I then explained our situation to the lady who had just accepted my rent check. She refunded the full amount of rent and gave me forms to mail in for utility refunds. We then drove back to the superintendent's house and explained the situation to him and informed him we were leaving town. He was very upset and indicated I was the second person to do him that way. Southwestern stressed over and over that one could not break a contract. But since I had not signed the contract I felt little obligation to stay. We were in Kanarado thirty minutes when we left town and headed east for Lawrence.
Shortly afterwards we were driving in a terrible thunderstorm which rained on us all the way to Colby where we got a motel room for the night. The weather cooled off enough that night that I did not need to add radiator water for the balance of the trip to Lawrence. We traveled across the state on US Highway 24 even though it is slightly farther than US Highway 40 (no Interstate 70 then). US 24 was paved all the way whereas US 40 had several miles of gravel through the Flint Hills between Junction City and Topeka. We arrived mid-Saturday afternoon and were provided one of the visitor guest rooms in Powhattan Hall on the Haskell campus.
Current maps report the distance from Kanarado to Lawrence as 392 miles; however that is undoubtedly via Interstate 70. We traveled slightly over 800 miles to get 182 miles from Burden. We lacked $2.50 getting full refund on deposits for utilities and rent.
Shortly after arrival at Haskell Delbert Paasch's auto-mechanics students overhauled the Chevy engine as ten of the twelve engine valves were burnt or warped, because of the many miles of overheating, and had to be replaced.

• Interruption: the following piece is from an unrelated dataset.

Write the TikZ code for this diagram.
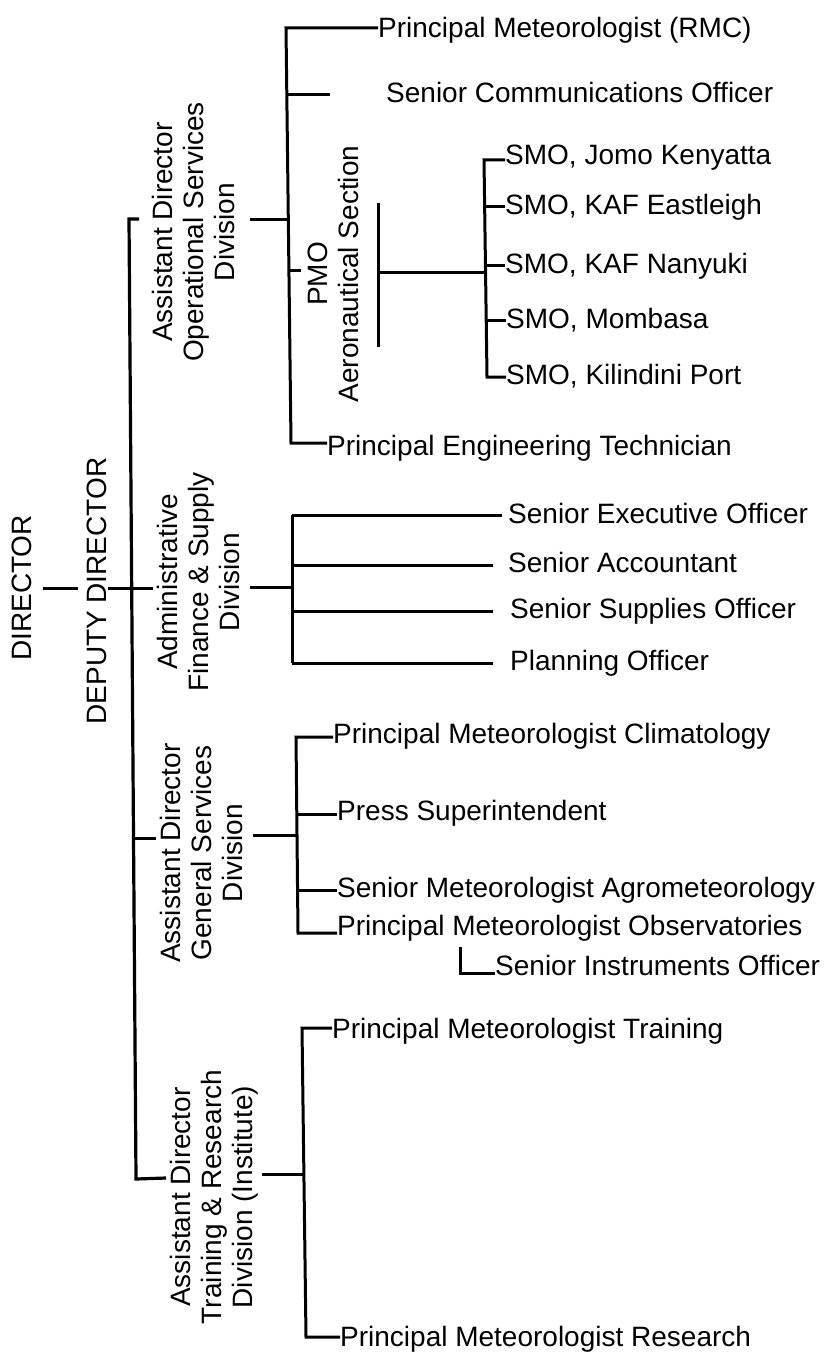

Thus you have some idea of my life experiences between February 1941 and September 1957. This section is completed just thirty-five days prior to retirement from the Douglas County Appraiser's Office on May 30, 1997. After retirement I will not be eating lunch in a restaurant each week day where all writing has occurred to this point. It remains to be seen as to whether I can find time to write about experiences after arriving at Haskell Institute, here in Lawrence, that Saturday afternoon, September 11, 1957.